The work provides a practical design toolkit for engineering robust quantum states in high‑dimensional photonic environments, accelerating the development of quantum networks and advanced sensing platforms.
The rise of giant atoms—quantum emitters that couple to a field at multiple spatial points—has reshaped how researchers think about light‑matter interaction. In a two‑dimensional photonic bath, the density of states features Van Hove singularities that amplify atom‑photon coupling, creating opportunities for exotic collective behavior. By leveraging a resolvent‑operator approach, the authors bypassed traditional numerical bottlenecks, delivering closed‑form solutions that map the full spectrum of decay channels, bound states, and interference effects across the lattice.
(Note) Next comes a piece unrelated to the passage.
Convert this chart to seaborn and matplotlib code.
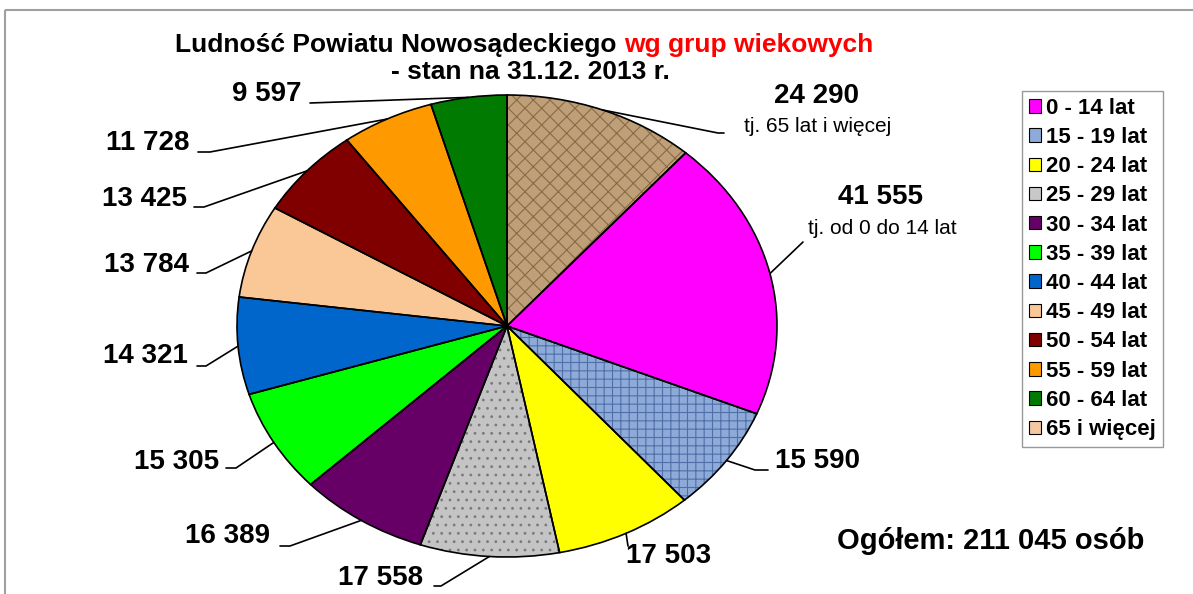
import numpy as np
import matplotlib
matplotlib.use("Agg")
import matplotlib.pyplot as plt
import matplotlib.patches as mpatches
from matplotlib.lines import Line2D
import seaborn as sns

# data, clockwise from 12 o'clock
groups = ["65 i więcej", "0 - 14 lat", "15 - 19 lat", "20 - 24 lat", "25 - 29 lat",
          "30 - 34 lat", "35 - 39 lat", "40 - 44 lat", "45 - 49 lat", "50 - 54 lat",
          "55 - 59 lat", "60 - 64 lat"]
people = [24290, 41555, 15590, 17503, 17558, 16389, 15305, 14321, 13784, 13425, 11728, 9597]
wedge_colors = ["#bf9f78", "#ff00ff", "#8eaad8", "#ffff00", "#c4c4c4", "#660066",
                "#00ff00", "#0066cc", "#fac896", "#800000", "#ff9900", "#007a00"]
hatches = ["xx", None, "++", None, "..", None, None, None, None, None, None, None]
hatch_colors = ["#8a6a44", None, "#4f6fa8", None, "#7a7a7a", None, None, None, None, None, None, None]
legend_order = ["0 - 14 lat", "15 - 19 lat", "20 - 24 lat", "25 - 29 lat", "30 - 34 lat",
                "35 - 39 lat", "40 - 44 lat", "45 - 49 lat", "50 - 54 lat", "55 - 59 lat",
                "60 - 64 lat", "65 i więcej"]
legend_colors = ["#ff00ff", "#8eaad8", "#ffff00", "#c8c8c8", "#660066", "#00ff00",
                 "#0066cc", "#fac896", "#800000", "#ff9900", "#007a00", "#f5c8a0"]
sub_labels = {"65 i więcej": "tj. 65 lat i więcej", "0 - 14 lat": "tj. od 0 do 14 lat"}

W, H = 1193, 594
sns.set_theme(style="white")
plt.rcParams["font.family"] = ["Liberation Sans", "DejaVu Sans"]
plt.rcParams["hatch.linewidth"] = 0.8
plt.rcParams["text.color"] = "black"

fig = plt.figure(figsize=(W / 100, H / 100), dpi=100)
fig.patch.set_facecolor("white")


def px(x, y):
    # pixel (top-left origin) -> figure fraction
    return x / W, 1 - y / H


# outer frame of the slide
fig.add_artist(mpatches.Rectangle(px(5, 10), 2, -2, transform=fig.transFigure,
                                  fill=False, edgecolor="#a0a0a0", linewidth=1.5,
                                  clip_on=False))

# pie axes, stretched to an ellipse
ax = fig.add_axes([237 / W, 1 - 557 / H, 540 / W, 462 / H])
pal = sns.color_palette(wedge_colors)
wedges, _ = ax.pie(people, colors=pal, startangle=90, counterclock=False,
                   radius=1, wedgeprops=dict(linewidth=0))
for w, h, hc in zip(wedges, hatches, hatch_colors):
    if h:
        w.set_hatch(h)
        w.set_edgecolor(hc)
outline, _ = ax.pie(people, colors=["none"] * len(people), startangle=90,
                    counterclock=False, radius=1,
                    wedgeprops=dict(linewidth=1.2, edgecolor="black"))
ax.set_aspect("auto")
ax.set_xlim(-1, 1)
ax.set_ylim(-1, 1)
ax.axis("off")

# label placement (pixels): text anchor + alignment, elbow, tail end
text_pos = [(816, 96), (880, 197), (775, 461), (626, 556), (423, 578), (270, 536),
            (219, 462), (188, 356), (189, 265), (187, 199), (190, 143), (302, 94)]
text_ha = ["center", "center", "left", "left", "right", "right",
           "right", "right", "right", "right", "right", "right"]
elbows = [(718, 133), (803, 242), (755, 470), (628, 546), (441, 586), (290, 546),
          (236, 468), (206, 366), (206, 273), (204, 207), (210, 152), (310, 103)]
tails = [(724, 133), (803, 242), (768, 470), (628, 546), (434, 586), (280, 546),
         (226, 468), (197, 366), (197, 273), (194, 207), (198, 152), (310, 103)]

for w, grp, n, tp, ha, el, tl in zip(outline, groups, people, text_pos, text_ha, elbows, tails):
    mid = np.deg2rad((w.theta1 + w.theta2) / 2)
    edge = ax.transData.transform((np.cos(mid), np.sin(mid)))
    edge = fig.transFigure.inverted().transform(edge)
    xs = [edge[0], px(*el)[0], px(*tl)[0]]
    ys = [edge[1], px(*el)[1], px(*tl)[1]]
    fig.add_artist(Line2D(xs, ys, color="black", linewidth=1.2))
    fig.text(*px(*tp), f"{n:,}".replace(",", " "), ha=ha, va="center",
             fontsize=20, fontweight="bold", color="black")
    if grp in sub_labels:
        fig.text(*px(tp[0] + 2, tp[1] + 31), sub_labels[grp], ha="center", va="center",
                 fontsize=15, color="black")

# title
t1 = fig.text(*px(175, 45), "Ludność Powiatu Nowosądeckiego ", ha="left", va="center",
              fontsize=19, fontweight="bold", color="black")
fig.canvas.draw()
bb = t1.get_window_extent()
fig.text(bb.x1 / W, 1 - 45 / H, "wg grup wiekowych", ha="left", va="center",
         fontsize=19, fontweight="bold", color="#ff0000")
fig.text(*px(530, 72), "- stan na 31.12. 2013 r.", ha="center", va="center",
         fontsize=19, fontweight="bold", color="black")

total = sum(people)
fig.text(*px(991, 541), f"Ogółem: {total:,} osób".replace(",", " "), ha="center",
         va="center", fontsize=21, fontweight="bold", color="black")

# legend
handles = [mpatches.Patch(facecolor=c, edgecolor="black", linewidth=0.8) for c in legend_colors]
leg = fig.legend(handles, legend_order, loc="upper left",
                 bbox_to_anchor=px(1022, 91), frameon=True, fancybox=False,
                 prop=dict(size=16, weight="bold"), labelspacing=0.37,
                 handlelength=0.55, handleheight=0.55, handletextpad=0.25,
                 borderpad=0.3, borderaxespad=0, labelcolor="black")
leg.get_frame().set_edgecolor("#808080")
leg.get_frame().set_linewidth(1.0)

fig.savefig("out.png", dpi=100)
This analytical clarity is rare in high‑dimensional quantum optics, where continuum integrals often obscure physical insight.
Central to the breakthrough is the treatment of branch cuts via analytic continuation, which isolates unstable poles and captures the subtle contributions of branch‑cut detours. The resulting expressions reveal how specific geometric arrangements—square‑like versus diamond‑like giant atoms—dictate the number and stability of bound states. When the emitter frequency sits near the 2D Van Hove point, the system exhibits strong beats and information backflow, hallmarks of non‑Markovian dynamics. Conversely, diamond configurations generate deeply bound states that persist far beyond typical radiative lifetimes, offering a natural substrate for quantum memory storage in a planar architecture.
From an application standpoint, these findings unlock practical pathways to 2D quantum networking components. Long‑lived bound states enable deterministic photon trapping, while the engineered emission patterns support chiral routing of quantum signals without the need for external circulators. Potential implementations span ultracold atoms in dynamical optical lattices to superconducting circuits with multi‑port couplers, each benefitting from the analytical design rules presented. Extending the framework to multi‑excitation regimes could further reveal many‑body photon correlations, positioning giant‑atom platforms at the forefront of scalable quantum technologies.